__Given material__.
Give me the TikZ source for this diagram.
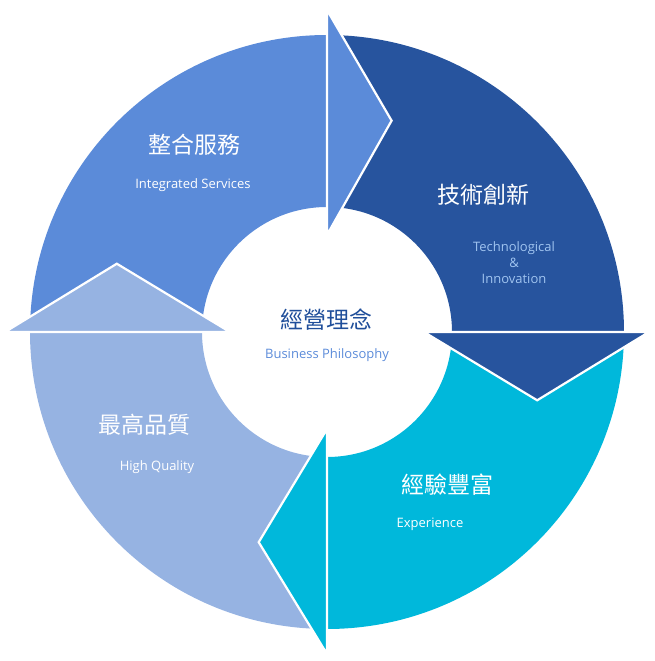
\documentclass[tikz,border=0pt]{standalone}
\usepackage{fontspec}
\setmainfont{Open Sans}
\newfontfamily\cjk{Noto Sans CJK TC}
\definecolor{blueSeg}{RGB}{91,139,217}
\definecolor{darkSeg}{RGB}{39,84,158}
\definecolor{cyanSeg}{RGB}{0,184,219}
\definecolor{lightSeg}{RGB}{150,179,226}
\definecolor{centerBlue}{RGB}{31,78,154}
\definecolor{techText}{RGB}{160,196,240}
\tikzset{cjklabel/.style={font=\cjk\fontsize{23}{26}\selectfont, text=white, inner sep=0pt}}
\tikzset{enlabel/.style={font=\fontsize{13}{15}\selectfont, text=white, inner sep=0pt, align=center}}
\tikzset{headline/.style={draw=white, line width=2.2pt, line join=miter}}
\newcommand{\bandpart}[3]{%
  \fill[#3] (#1:297pt) arc[start angle=#1, end angle=#2, radius=297pt]
    -- (#2:125pt) arc[start angle=#2, end angle=#1, radius=125pt] -- cycle;}
\newcommand{\headpart}[3]{%
  \filldraw[headline, fill=#3] (#1:322pt) -- (#2:221pt) -- (#1:97pt) -- cycle;}
\begin{document}
\begin{tikzpicture}[x=1pt, y=1pt]
	\useasboundingbox (-327,-329) rectangle (328,332);
	% Bands
	\bandpart{180}{90}{blueSeg}
	\bandpart{90}{0}{darkSeg}
	\bandpart{0}{-90}{cyanSeg}
	\bandpart{-90}{-180}{lightSeg}
	% Heads
	\headpart{90}{73}{blueSeg}
	\headpart{0}{-18}{darkSeg}
	\headpart{-90}{-108}{cyanSeg}
	\headpart{180}{162}{lightSeg}
	% Labels
	\node (integration) [cjklabel] at (-132,187) {整合服務};
	\node (integrationen) [enlabel] at (-134,147) {Integrated Services};
	\node (technology) [cjklabel] at (156,137) {技術創新};
	\node (technologyen) [enlabel, text=techText] at (187,69) {Technological\\[1pt]\&\\[1pt]Innovation};
	\node (philosophy) [cjklabel, text=centerBlue] at (0,12) {經營理念};
	\node (philosophyen) [enlabel, text=blueSeg] at (0,-23) {Business Philosophy};
	\node (quality) [cjklabel] at (-182,-93) {最高品質};
	\node (qualityen) [enlabel] at (-170,-135) {High Quality};
	\node (experience) [cjklabel] at (120,-153) {經驗豐富};
	\node (experienceen) [enlabel] at (103,-192) {Experience};
\end{tikzpicture}
\end{document}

__The task__. Print each line of the material above exactly, with the pictures removed from your copy.

__Task output__.
Give me the TikZ source for this diagram.
\documentclass[tikz,border=0pt]{standalone}
\usepackage{fontspec}
\setmainfont{Open Sans}
\newfontfamily\cjk{Noto Sans CJK TC}
\definecolor{blueSeg}{RGB}{91,139,217}
\definecolor{darkSeg}{RGB}{39,84,158}
\definecolor{cyanSeg}{RGB}{0,184,219}
\definecolor{lightSeg}{RGB}{150,179,226}
\definecolor{centerBlue}{RGB}{31,78,154}
\definecolor{techText}{RGB}{160,196,240}
\tikzset{cjklabel/.style={font=\cjk\fontsize{23}{26}\selectfont, text=white, inner sep=0pt}}
\tikzset{enlabel/.style={font=\fontsize{13}{15}\selectfont, text=white, inner sep=0pt, align=center}}
\tikzset{headline/.style={draw=white, line width=2.2pt, line join=miter}}
\newcommand{\bandpart}[3]{%
  \fill[#3] (#1:297pt) arc[start angle=#1, end angle=#2, radius=297pt]
    -- (#2:125pt) arc[start angle=#2, end angle=#1, radius=125pt] -- cycle;}
\newcommand{\headpart}[3]{%
  \filldraw[headline, fill=#3] (#1:322pt) -- (#2:221pt) -- (#1:97pt) -- cycle;}
\begin{document}
\begin{tikzpicture}[x=1pt, y=1pt]
	\useasboundingbox (-327,-329) rectangle (328,332);
	% Bands
	\bandpart{180}{90}{blueSeg}
	\bandpart{90}{0}{darkSeg}
	\bandpart{0}{-90}{cyanSeg}
	\bandpart{-90}{-180}{lightSeg}
	% Heads
	\headpart{90}{73}{blueSeg}
	\headpart{0}{-18}{darkSeg}
	\headpart{-90}{-108}{cyanSeg}
	\headpart{180}{162}{lightSeg}
	% Labels
	\node (integration) [cjklabel] at (-132,187) {整合服務};
	\node (integrationen) [enlabel] at (-134,147) {Integrated Services};
	\node (technology) [cjklabel] at (156,137) {技術創新};
	\node (technologyen) [enlabel, text=techText] at (187,69) {Technological\\[1pt]\&\\[1pt]Innovation};
	\node (philosophy) [cjklabel, text=centerBlue] at (0,12) {經營理念};
	\node (philosophyen) [enlabel, text=blueSeg] at (0,-23) {Business Philosophy};
	\node (quality) [cjklabel] at (-182,-93) {最高品質};
	\node (qualityen) [enlabel] at (-170,-135) {High Quality};
	\node (experience) [cjklabel] at (120,-153) {經驗豐富};
	\node (experienceen) [enlabel] at (103,-192) {Experience};
\end{tikzpicture}
\end{document}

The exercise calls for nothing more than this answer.